» **WHAT YOU SHOULD DO**
Exactly repeat the material, dropping every picture from the copy.

» **DATA SECTION**
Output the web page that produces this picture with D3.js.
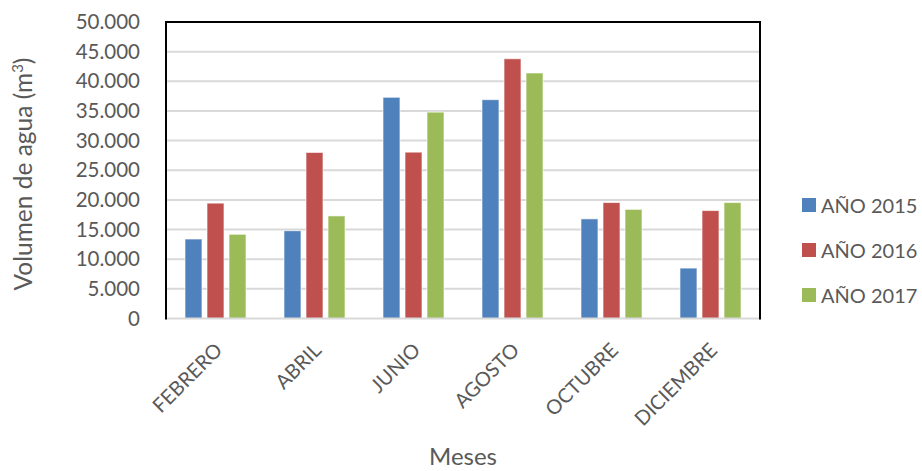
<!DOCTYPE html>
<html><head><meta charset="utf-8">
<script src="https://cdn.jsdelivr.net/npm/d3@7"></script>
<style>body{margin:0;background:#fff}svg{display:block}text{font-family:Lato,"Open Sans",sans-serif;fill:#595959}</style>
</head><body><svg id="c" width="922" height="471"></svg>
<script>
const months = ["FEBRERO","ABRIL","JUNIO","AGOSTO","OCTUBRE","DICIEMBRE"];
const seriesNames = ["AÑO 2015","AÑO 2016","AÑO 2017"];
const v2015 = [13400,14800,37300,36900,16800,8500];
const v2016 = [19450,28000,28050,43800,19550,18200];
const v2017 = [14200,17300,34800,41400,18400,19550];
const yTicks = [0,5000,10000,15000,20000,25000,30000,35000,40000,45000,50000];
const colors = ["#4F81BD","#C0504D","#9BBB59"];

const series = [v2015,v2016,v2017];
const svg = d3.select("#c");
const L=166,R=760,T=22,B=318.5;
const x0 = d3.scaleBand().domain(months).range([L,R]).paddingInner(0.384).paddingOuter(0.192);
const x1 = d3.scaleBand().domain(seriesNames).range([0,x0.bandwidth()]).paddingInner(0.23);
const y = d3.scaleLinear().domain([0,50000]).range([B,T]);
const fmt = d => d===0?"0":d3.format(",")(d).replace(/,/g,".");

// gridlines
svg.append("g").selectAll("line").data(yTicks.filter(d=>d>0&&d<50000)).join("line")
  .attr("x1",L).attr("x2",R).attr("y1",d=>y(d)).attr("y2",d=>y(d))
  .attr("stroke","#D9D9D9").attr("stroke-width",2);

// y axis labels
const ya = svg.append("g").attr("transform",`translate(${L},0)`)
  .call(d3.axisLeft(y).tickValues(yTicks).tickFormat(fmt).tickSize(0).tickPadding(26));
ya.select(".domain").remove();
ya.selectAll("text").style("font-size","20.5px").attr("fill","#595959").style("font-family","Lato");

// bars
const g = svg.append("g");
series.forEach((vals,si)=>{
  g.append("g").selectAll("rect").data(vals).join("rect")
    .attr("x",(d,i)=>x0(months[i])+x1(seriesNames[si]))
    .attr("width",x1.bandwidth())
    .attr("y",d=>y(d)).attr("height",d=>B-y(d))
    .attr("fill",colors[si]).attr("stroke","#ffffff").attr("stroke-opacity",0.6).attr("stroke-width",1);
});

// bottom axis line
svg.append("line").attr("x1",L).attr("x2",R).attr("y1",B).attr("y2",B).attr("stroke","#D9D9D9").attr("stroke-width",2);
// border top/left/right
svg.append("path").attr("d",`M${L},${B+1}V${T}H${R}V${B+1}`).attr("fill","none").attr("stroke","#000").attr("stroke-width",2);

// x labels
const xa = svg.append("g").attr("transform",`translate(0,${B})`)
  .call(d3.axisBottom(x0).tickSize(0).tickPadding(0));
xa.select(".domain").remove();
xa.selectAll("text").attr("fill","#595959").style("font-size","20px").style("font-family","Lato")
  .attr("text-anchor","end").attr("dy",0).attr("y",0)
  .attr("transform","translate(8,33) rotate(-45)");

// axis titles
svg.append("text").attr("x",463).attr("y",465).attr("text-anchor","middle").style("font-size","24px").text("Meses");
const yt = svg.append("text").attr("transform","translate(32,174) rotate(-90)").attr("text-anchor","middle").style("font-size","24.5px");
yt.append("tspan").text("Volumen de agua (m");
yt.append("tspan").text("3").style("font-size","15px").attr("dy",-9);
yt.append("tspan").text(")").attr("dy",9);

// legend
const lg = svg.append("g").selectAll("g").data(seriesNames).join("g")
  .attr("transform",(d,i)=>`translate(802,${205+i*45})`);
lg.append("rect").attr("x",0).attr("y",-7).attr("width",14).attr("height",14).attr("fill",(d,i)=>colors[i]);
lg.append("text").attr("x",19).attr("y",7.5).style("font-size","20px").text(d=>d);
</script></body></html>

» **WRITTEN RESPONSE**
Output the web page that produces this picture with D3.js.
<!DOCTYPE html>
<html><head><meta charset="utf-8">
<script src="https://cdn.jsdelivr.net/npm/d3@7"></script>
<style>body{margin:0;background:#fff}svg{display:block}text{font-family:Lato,"Open Sans",sans-serif;fill:#595959}</style>
</head><body><svg id="c" width="922" height="471"></svg>
<script>
const months = ["FEBRERO","ABRIL","JUNIO","AGOSTO","OCTUBRE","DICIEMBRE"];
const seriesNames = ["AÑO 2015","AÑO 2016","AÑO 2017"];
const v2015 = [13400,14800,37300,36900,16800,8500];
const v2016 = [19450,28000,28050,43800,19550,18200];
const v2017 = [14200,17300,34800,41400,18400,19550];
const yTicks = [0,5000,10000,15000,20000,25000,30000,35000,40000,45000,50000];
const colors = ["#4F81BD","#C0504D","#9BBB59"];

const series = [v2015,v2016,v2017];
const svg = d3.select("#c");
const L=166,R=760,T=22,B=318.5;
const x0 = d3.scaleBand().domain(months).range([L,R]).paddingInner(0.384).paddingOuter(0.192);
const x1 = d3.scaleBand().domain(seriesNames).range([0,x0.bandwidth()]).paddingInner(0.23);
const y = d3.scaleLinear().domain([0,50000]).range([B,T]);
const fmt = d => d===0?"0":d3.format(",")(d).replace(/,/g,".");

// gridlines
svg.append("g").selectAll("line").data(yTicks.filter(d=>d>0&&d<50000)).join("line")
  .attr("x1",L).attr("x2",R).attr("y1",d=>y(d)).attr("y2",d=>y(d))
  .attr("stroke","#D9D9D9").attr("stroke-width",2);

// y axis labels
const ya = svg.append("g").attr("transform",`translate(${L},0)`)
  .call(d3.axisLeft(y).tickValues(yTicks).tickFormat(fmt).tickSize(0).tickPadding(26));
ya.select(".domain").remove();
ya.selectAll("text").style("font-size","20.5px").attr("fill","#595959").style("font-family","Lato");

// bars
const g = svg.append("g");
series.forEach((vals,si)=>{
  g.append("g").selectAll("rect").data(vals).join("rect")
    .attr("x",(d,i)=>x0(months[i])+x1(seriesNames[si]))
    .attr("width",x1.bandwidth())
    .attr("y",d=>y(d)).attr("height",d=>B-y(d))
    .attr("fill",colors[si]).attr("stroke","#ffffff").attr("stroke-opacity",0.6).attr("stroke-width",1);
});

// bottom axis line
svg.append("line").attr("x1",L).attr("x2",R).attr("y1",B).attr("y2",B).attr("stroke","#D9D9D9").attr("stroke-width",2);
// border top/left/right
svg.append("path").attr("d",`M${L},${B+1}V${T}H${R}V${B+1}`).attr("fill","none").attr("stroke","#000").attr("stroke-width",2);

// x labels
const xa = svg.append("g").attr("transform",`translate(0,${B})`)
  .call(d3.axisBottom(x0).tickSize(0).tickPadding(0));
xa.select(".domain").remove();
xa.selectAll("text").attr("fill","#595959").style("font-size","20px").style("font-family","Lato")
  .attr("text-anchor","end").attr("dy",0).attr("y",0)
  .attr("transform","translate(8,33) rotate(-45)");

// axis titles
svg.append("text").attr("x",463).attr("y",465).attr("text-anchor","middle").style("font-size","24px").text("Meses");
const yt = svg.append("text").attr("transform","translate(32,174) rotate(-90)").attr("text-anchor","middle").style("font-size","24.5px");
yt.append("tspan").text("Volumen de agua (m");
yt.append("tspan").text("3").style("font-size","15px").attr("dy",-9);
yt.append("tspan").text(")").attr("dy",9);

// legend
const lg = svg.append("g").selectAll("g").data(seriesNames).join("g")
  .attr("transform",(d,i)=>`translate(802,${205+i*45})`);
lg.append("rect").attr("x",0).attr("y",-7).attr("width",14).attr("height",14).attr("fill",(d,i)=>colors[i]);
lg.append("text").attr("x",19).attr("y",7.5).style("font-size","20px").text(d=>d);
</script></body></html>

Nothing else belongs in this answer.